Writing portable ARM64 assembly

Apr 13, 2023

An unfortunate side effect of the rising popularity of Apple’s ARM-based computers is an increase in unportable assembly code which targets the 64-bit ARM ISA. This is because developers are writing these bits of assembly code to speed up their programs when run on Apple’s ARM-based computers, without considering the other 64-bit ARM devices out there, such as SBCs and servers running Linux or BSD.

The good news is that it is very easy to write assembly which targets Apple’s computers as well as the other 64-bit ARM devices running operating systems other than Darwin. It just requires being aware of a few differences between the Mach-O and ELF ABIs, as well as knowing what Apple-specific syntax extensions to avoid. By following the guidance in this blog, you will be able to write assembly code which is portable between Apple’s toolchain, the official ARM assembly toolchain, and the GNU toolchain.

Differences between the ELF and Mach-O ABIs

Modern UNIX systems, including Linux-based systems largely use the ELF binary format. Apple uses Mach-O in Darwin instead for historical reasons. This is not a requirement for Apple imposed by their use of Mach, indeed, OSFMK, the kernel that Darwin, MkLinux and OSF/1 are all based on, supports ELF binaries just fine. Apple just decided to use the Mach-O format instead.

When it comes to writing assembly (or, really, just linking code in general) targeting Darwin, the main difference to be aware of is that all symbols are prefixed with a single underscore. For example, if you have a function that would be declared in C like:

extern void unmask(const char *payload, const char *mask, size_t len);

On Darwin, the function in your assembly code must be defined as _unmask.

The other major difference is that ELF defines different classes of data, for example STT_FUNC and STT_OBJECT. There is no equivalence in Mach-O, and thus the .type directive that you would use when writing assembly for ELF targets is not supported.

A brief note on Platform ABIs

You will also need to be aware of minor differences between the Darwin ABI and other platform ABIs. A notable example is that the x18 register is reserved by the Darwin ABI and is explicitly zeroed on context switches in some cases. This register is also reserved on Android, but not on GNU/Linux or Alpine.

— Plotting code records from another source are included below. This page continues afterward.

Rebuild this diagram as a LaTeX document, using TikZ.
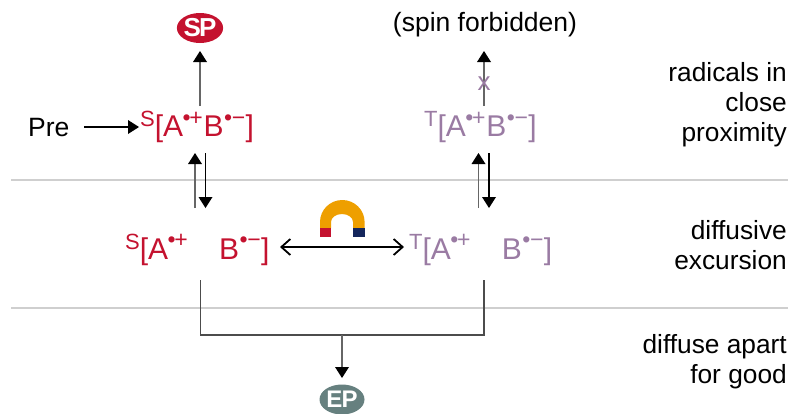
\documentclass[tikz,border=0pt]{standalone}
\usepackage{fontspec}
\setmainfont{Liberation Sans}
\usetikzlibrary{arrows.meta,shapes.geometric}
\definecolor{sred}{HTML}{C4122F}
\definecolor{tpur}{HTML}{9A7BA3}
\definecolor{epgr}{HTML}{66807F}
\definecolor{magor}{HTML}{EE9F00}
\definecolor{magnv}{HTML}{14265C}
\definecolor{rule}{HTML}{CFCFCF}
\newcommand{\fs}[1]{\fontsize{#1}{#1}\selectfont}
\newcommand{\spinA}{A\raisebox{11.5pt}{\fs{23}\kern-0.5pt\char"2022\kern-1.5pt+}}
\newcommand{\spinB}{B\raisebox{11.5pt}{\fs{23}\kern0.5pt\char"2022\kern-0.5pt\char"2212}}
\newcommand{\spinS}[1]{\raisebox{10pt}{\fs{22}#1}}
\tikzset{
  x=1pt,y=-1pt,
  lab/.style={font=\fs{26.3},text=black,inner sep=0pt,align=right},
  txt/.style={font=\fs{26.5},text=black,inner sep=0pt},
  spec/.style={font=\fs{30},inner sep=0pt,anchor=base west},
  arr/.style={line width=1.4pt,draw=black!60,-{Triangle[length=11pt,width=14pt,fill=black,color=black,line width=0pt]}},
  arrthin/.style={line width=1.2pt,draw=black,-{Triangle[length=11pt,width=14pt,fill=black,line width=0pt]}},
  dblarr/.style={line width=1.7pt,draw=black,{Straight Barb[length=9pt,width=16pt,line width=1.8pt]}-{Straight Barb[length=9pt,width=16pt,line width=1.8pt]}},
  sep/.style={line width=1.3pt,draw=rule},
  prod/.style={ellipse,inner sep=0pt,minimum width=45pt,minimum height=30pt,font=\bfseries\fs{26},text=white},
  conn/.style={line width=1.3pt,draw=black!70}
}
\begin{document}
\begin{tikzpicture}
\useasboundingbox (0,0) rectangle (791,413);
% separators
\coordinate (sa1) at (11,180); \coordinate (sa2) at (788,180);
\coordinate (sb1) at (11,308); \coordinate (sb2) at (788,308);
\draw[sep] (sa1) -- (sa2);
\draw[sep] (sb1) -- (sb2);
% products
\node[prod,fill=sred] (sp) at (200,28) {S\kern-2pt P};
\node[prod,fill=epgr,font=\bfseries\fs{24}] (ep) at (342,399.5) {E\kern-1pt P};
\node[txt] (forb) at (485,25) {(spin forbidden)};
\node[txt,anchor=base west] (pre) at (28,136) {Pre};
% species
\node[spec,text=sred] (s1) at (140,136.5) {\spinS{S}[\spinA\kern1pt\spinB\kern0.5pt]};
\node[spec,text=tpur] (t1) at (424,136.5) {\spinS{T}[\spinA\kern1pt\spinB\kern0.5pt]};
\node[spec,text=sred] (s2) at (125,259) {\spinS{S}[\spinA\kern31.5pt\spinB\kern0.5pt]};
\node[spec,text=tpur] (t2) at (409,259) {\spinS{T}[\spinA\kern31.5pt\spinB\kern0.5pt]};
% labels
\node[lab,anchor=north east] (l1) at (787,62) {radicals in\\[4pt]close\\[4pt]proximity};
\node[lab,anchor=north east] (l2) at (787,220) {diffusive\\[4pt]excursion};
\node[lab,anchor=north east] (l3) at (787,334) {diffuse apart\\[4pt]for good};
% free ends
\coordinate (preE) at (84,127); \coordinate (preT) at (139,127);
\coordinate (a1) at (200,106); \coordinate (a2) at (200,51);
\coordinate (b1) at (484,106); \coordinate (b2) at (484,51);
\coordinate (c1) at (195,208); \coordinate (c2) at (195,153);
\coordinate (d1) at (205.5,153); \coordinate (d2) at (205.5,208);
\coordinate (e1) at (478.5,208); \coordinate (e2) at (478.5,153);
\coordinate (f1) at (489,153); \coordinate (f2) at (489,208);
\coordinate (g1) at (280,247); \coordinate (g2) at (404,247);
\coordinate (h1) at (200.5,280); \coordinate (h2) at (200.5,335);
\coordinate (h3) at (484,335); \coordinate (h4) at (484,280);
\coordinate (h5) at (342,335); \coordinate (h6) at (342,378);
% connectors
\draw[arrthin] (preE) -- (preT);
\draw[arr] (a1) -- (a2);
\draw[arr] (b1) -- (b2);
\draw[arr] (c1) -- (c2);
\draw[arrthin] (d1) -- (d2);
\draw[arr] (e1) -- (e2);
\draw[arrthin] (f1) -- (f2);
\draw[dblarr] (g1) -- (g2);
\draw[conn] (h1) -- (h2) -- (h3) -- (h4);
\draw[arr] (h5) -- (h6);
% cross on forbidden arrow
\node[inner sep=0pt,font=\fs{26},text=tpur] (cross) at (484,84) {x};
% magnet
\fill[magor] (320,228) -- (320,222) arc[start angle=180,end angle=360,x radius=22.3,y radius=22] -- (364.6,228) -- (353,228) -- (353,222) arc[start angle=360,end angle=180,x radius=11,y radius=8] -- (331,228) -- cycle;
\fill[sred] (320,228) rectangle (331,237);
\fill[magnv] (353,228) rectangle (364.6,237);
\end{tikzpicture}
\end{document}
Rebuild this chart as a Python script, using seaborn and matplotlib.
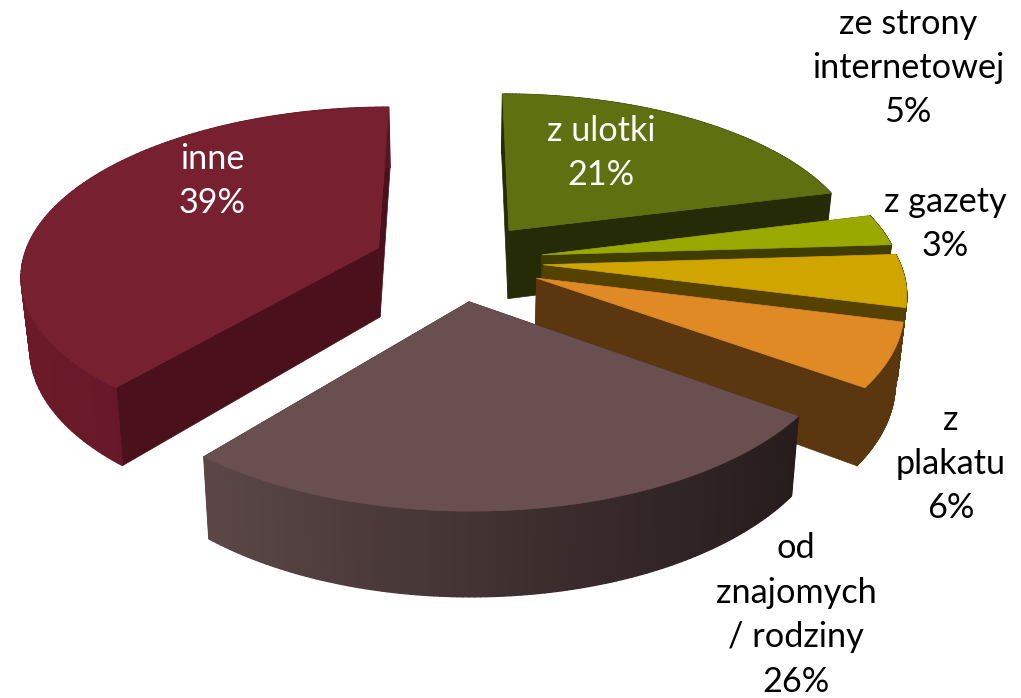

Apple-specific vector mnemonics

The other main thing to watch out for is Apple’s custom mnemonics for NEON. In order to make writing NEON code less cumbersome, Apple introduced a set of mnemonics that allow simplification of specifying NEON instructions. For example, if you are targeting Apple devices only, you might write an exclusive-or NEON instruction like so:

eor.16b v2, v2, v0

This is an Apple-specific extension to the ARM assembly syntax. The official ARM assembly manual specifies that the memory layout must be specified for each register:

eor     v2.16b, v2.16b, v0.16b

Abstracting the ABI details with some macros

The good news is that the ABI details can easily be abstracted with a few macros. As for using NEON functions, the answer is simple: stick to what the ARM manual says to do, rather than using Apple’s mnemonics.

There are two macros that you need. These can be placed in a header file somewhere if wanted.

The first macro allows you to deal with the underscore requirement of the Darwin ABI:

#ifdef __APPLE__
# define PROC_NAME(__proc) _ ## __proc
#else
# define PROC_NAME(__proc) __proc
#endif

The second macro is optional, but it allows you to define the correct ELF symbol types outside of Apple’s toolchain:

#ifdef __clang__
# define TYPE(__proc, __typ)
#else
# define TYPE(__proc, __typ) .type __proc, __typ
#endif

Then you just write your assembly as normal, but using these macros:

.global PROC_NAME(unmask)
.align 2
TYPE(unmask, @function)
PROC_NAME(unmask):
   ...

And that’s all there is to it. As long as you follow these guidelines, you will have assembly which is portable to any UNIX-like environment on 64-bit ARM.